When someone loves you, they have the time. But is that really true? The Five Love Languages disputes this notion, claiming that there are five equal ways to love. According to their creator, Gary Chapman, instead of having the time for you, a lover might shower you with compliments instead.
The Five Love Languages are a famous framework for understanding how your partner best gives and receives love. Supposedly, once you understand that your partner loves gifts and s/he learns that you want constant touch, you’ll be happy. An oversimplification but you get the gist.
The five love languages are:
· Physical touch
· Quality time
· Words of Affirmation
· Acts of Service
· Gift giving
My fear is that this framework has become the justification for undesirable behaviour. Recently, I’ve heard friends talk about their partners having different love languages to them. They use this to explain away absence and aloofness instead of just calling it out: A lack of interest.
I believe that the Love Languages have the potential to improve a relationship. But this only works if both people identify their partner’s preferences and accommodate them. More often than not, I think people do not acknowledge and fulfil the other’s needs, by simply holding their hands more or bringing them small gifts. Instead, people start to undermine their own feelings. Deep down, they don’t feel right. But they falsely attribute this to a difference in communication style. That is not a language barrier; that’s a lack of love.
My second issue with Chapman’s theory is that each “language” is given equal weight. When, of course, time is the most precious resource of all. Money can be spent but more can be earned. You can’t win, buy or regain time – it is the essence of our finite existence. When someone does not have time for you, they have time for something else. We all have twenty-four hours in a day; their priorities may simply not align with yours. Or may not be you.

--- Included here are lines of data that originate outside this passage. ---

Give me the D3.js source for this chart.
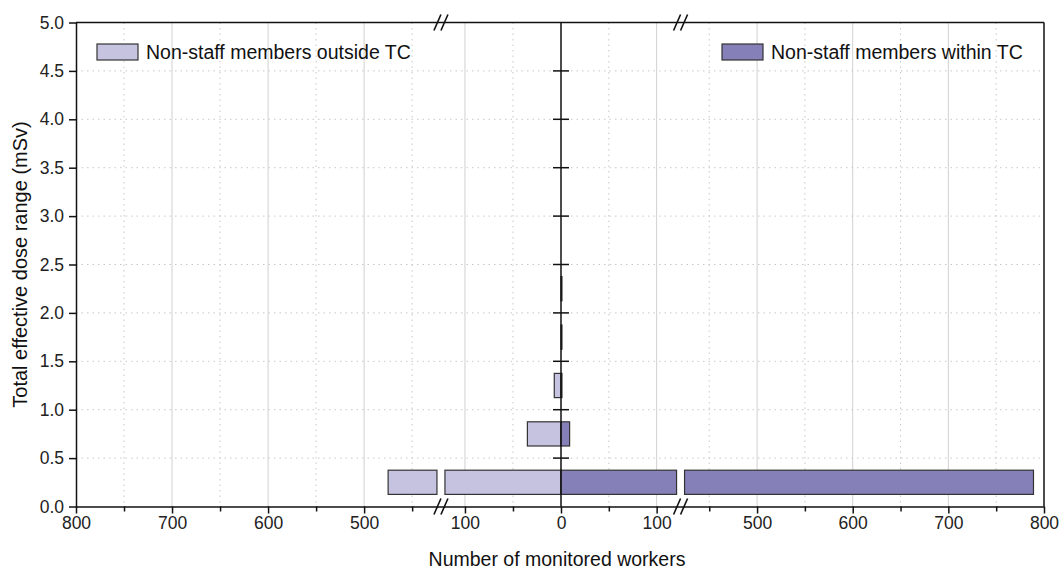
<!DOCTYPE html>
<html>
<head>
<meta charset="utf-8">
<script src="https://cdn.jsdelivr.net/npm/d3@7"></script>
<style>
  body { margin: 0; background: #fff; }
  svg { font-family: "Liberation Sans", Arial, sans-serif; }
</style>
</head>
<body>
<svg width="1059" height="569"></svg>
<script>
// dose bins (centre of each 0.5 mSv range)
const binCentres = [0.25, 0.75, 1.25, 1.75, 2.25];
const outsideTC = [475, 35, 7, 0, 0];
const withinTC = [789, 9, 1, 1, 1];

const yTicks = [0, 0.5, 1, 1.5, 2, 2.5, 3, 3.5, 4, 4.5, 5];
const xMajor = [-800, -700, -600, -500, -100, 0, 100, 500, 600, 700, 800];
const xMinor = [-750, -650, -550, -450, -50, 50, 450, 550, 650, 750];
const breakLo = 125, breakHi = 420;

const svg = d3.select("svg");
const plotL = 76, plotR = 1044, plotT = 22.5, plotB = 506.5, mid = 561;

// broken axis: the range 125..420 is squeezed to one pixel on each side
const bl = mid - breakLo * (mid - plotL) / (800 - breakHi + breakLo);
const br = mid + breakLo * (plotR - mid) / (800 - breakHi + breakLo);
const x = d3.scaleLinear()
  .domain([-800, -breakHi, -breakLo, 0, breakLo, breakHi, 800])
  .range([plotL, bl, bl, mid, br, br, plotR]);

const y = d3.scaleLinear().domain([0, 5]).range([plotB, plotT]);

const light = "#c6c3e1", dark = "#8580b8", edge = "#333";

// grid
svg.append("g").selectAll("line")
  .data(xMajor.filter(d => Math.abs(d) != 800 && d != 0))
  .enter().append("line")
  .attr("x1", d => x(d)).attr("x2", d => x(d))
  .attr("y1", plotT).attr("y2", plotB)
  .attr("stroke", "#d0d0d0").attr("stroke-width", 1);

svg.append("g").selectAll("line")
  .data(xMinor)
  .enter().append("line")
  .attr("x1", d => x(d)).attr("x2", d => x(d))
  .attr("y1", plotT).attr("y2", plotB)
  .attr("stroke", "#c8c8c8").attr("stroke-dasharray", "1.5,4");

svg.append("g").selectAll("line")
  .data(yTicks.filter(d => d > 0 && d < 5))
  .enter().append("line")
  .attr("x1", plotL).attr("x2", plotR)
  .attr("y1", d => y(d)).attr("y2", d => y(d))
  .attr("stroke", "#c8c8c8").attr("stroke-dasharray", "1.5,4");

// bars, split at the break with a small white gap
const barH = y(0) - y(0.25);
const gap = 4;
function drawBar(v, c, sign, fill) {
  const y0 = y(c) - barH / 2;
  let pieces = [];
  if (v > breakLo) {
    pieces.push([x(0), x(sign * breakLo) - sign * gap]);
    pieces.push([x(sign * breakHi) + sign * gap, x(sign * v)]);
  } else {
    pieces.push([x(0), x(sign * v)]);
  }
  pieces.forEach(p => {
    svg.append("rect")
      .attr("x", Math.min(p[0], p[1]))
      .attr("y", y0)
      .attr("width", Math.abs(p[1] - p[0]))
      .attr("height", barH)
      .attr("fill", fill)
      .attr("stroke", edge)
      .attr("stroke-width", 1.2);
  });
}
binCentres.forEach((c, i) => {
  if (outsideTC[i] > 0) drawBar(outsideTC[i], c, -1, light);
  if (withinTC[i] > 0) drawBar(withinTC[i], c, 1, dark);
});

// axes
const fmt = d => Math.abs(d);
const xAxis = svg.append("g")
  .attr("transform", `translate(0,${plotB})`)
  .call(d3.axisBottom(x).tickValues(xMajor).tickFormat(fmt).tickSize(7).tickSizeOuter(0).tickPadding(3));
svg.append("g")
  .attr("transform", `translate(0,${plotB})`)
  .call(d3.axisBottom(x).tickValues(xMinor).tickFormat("").tickSize(5).tickSizeOuter(0))
  .attr("class", "minor")
  .select(".domain").remove();

const yAxis = svg.append("g")
  .attr("transform", `translate(${plotL},0)`)
  .call(d3.axisLeft(y).tickValues(yTicks).tickFormat(d3.format(".1f")).tickSize(7).tickSizeOuter(0).tickPadding(5));

svg.selectAll(".minor line").attr("stroke", "#111").attr("stroke-width", 1.5);
[xAxis, yAxis].forEach(a => {
  a.selectAll("text").attr("font-size", 17.5).attr("fill", "#222").attr("font-family", "Liberation Sans, Arial, sans-serif");
  a.selectAll("line, path").attr("stroke", "#111").attr("stroke-width", 1.5);
});

// top and right frame
svg.append("line").attr("x1", plotL).attr("x2", plotR).attr("y1", plotT).attr("y2", plotT)
  .attr("stroke", "#111").attr("stroke-width", 1.5);
svg.append("line").attr("x1", plotR).attr("x2", plotR).attr("y1", plotT).attr("y2", plotB)
  .attr("stroke", "#111").attr("stroke-width", 1.5);

// zero line with crossing ticks
svg.append("line").attr("x1", mid).attr("x2", mid).attr("y1", plotT).attr("y2", plotB)
  .attr("stroke", "#111").attr("stroke-width", 1.5);
svg.append("g").selectAll("line")
  .data(yTicks.filter(d => d > 0 && d < 5))
  .enter().append("line")
  .attr("x1", mid - 8).attr("x2", mid + 8)
  .attr("y1", d => y(d)).attr("y2", d => y(d))
  .attr("stroke", "#111").attr("stroke-width", 1.5);

// break marks
[bl, br].forEach(bx => {
  [plotT, plotB].forEach(by => {
    [-3.5, 3.5].forEach(dx => {
      svg.append("line")
        .attr("x1", bx + dx - 3.5).attr("x2", bx + dx + 3.5)
        .attr("y1", by + 8).attr("y2", by - 8)
        .attr("stroke", "#111").attr("stroke-width", 1.6);
    });
  });
});

// legend
const legend = [
  { label: "Non-staff members outside TC", fill: light, x: 97 },
  { label: "Non-staff members within TC", fill: dark, x: 722 }
];
legend.forEach(l => {
  svg.append("rect").attr("x", l.x).attr("y", 44).attr("width", 41).attr("height", 16)
    .attr("fill", l.fill).attr("stroke", edge).attr("stroke-width", 1.2);
  svg.append("text").attr("x", l.x + 49).attr("y", 59)
    .attr("font-size", 19.5).attr("fill", "#111").text(l.label);
});

// axis titles
svg.append("text").attr("x", mid - 4).attr("y", 566)
  .attr("text-anchor", "middle").attr("font-size", 19.5).attr("fill", "#111")
  .text("Number of monitored workers");
svg.append("text")
  .attr("transform", `translate(27,${(plotT + plotB) / 2}) rotate(-90)`)
  .attr("text-anchor", "middle").attr("font-size", 20).attr("fill", "#111")
  .text("Total effective dose range (mSv)");
</script>
</body>
</html>
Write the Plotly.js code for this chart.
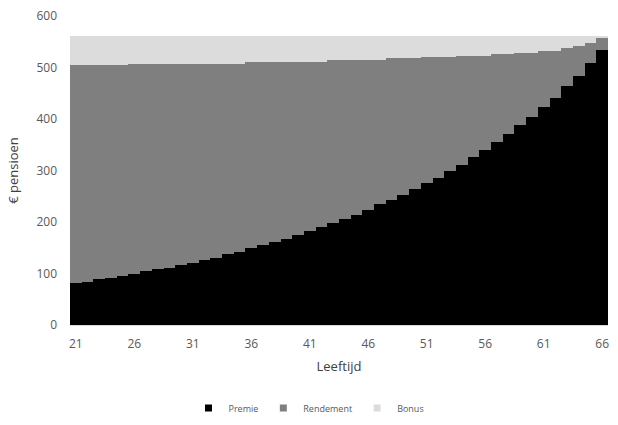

Just in case you doubt me on this, science has my back. This magnetism I’m describing is also seen in prairie voles, according to Robert Liu, an associate professor in the department of biology at Emory University. “As a prairie vole forms a social bond with another individual, they actually prefer to spend more time with that individual,” he said. Yes, I know humans aren’t prairie voles! But they do like to spend large amounts of time with the people they adore.
Rather than view them as five equal forms of communication, I believe that the Languages should be re-designed similar to the food pyramid. Time is like vegetables, the biggest chunk of the pyramid – the foundation upon which all other gestures can be laid. (Goodness knows that the Healthy Eating Pyramid needs updating but I am using it for a simple analogy – let’s save talk of dairy lobbyists for another time.)
Quality time is the biggest indicator of someone’s care and attraction. They want to spend time with you. They like your being. All the other languages are hollow acts without quality time underpinning them.
The Love Languages have taken on gospel status. They are a very interesting way to conceptualise romantic* expression. But they ignore the very basis of love – the desire to spend time together. Designed to better romantic connections, if not looked at critically, the Love Languages can actually form the basis of a very unhealthy relationship. Make like a prairie vole but for goodness sake, do not Google them.
*Love Languages also apply in the workplace. Although unsurprisingly, Physical Touch does not make the list.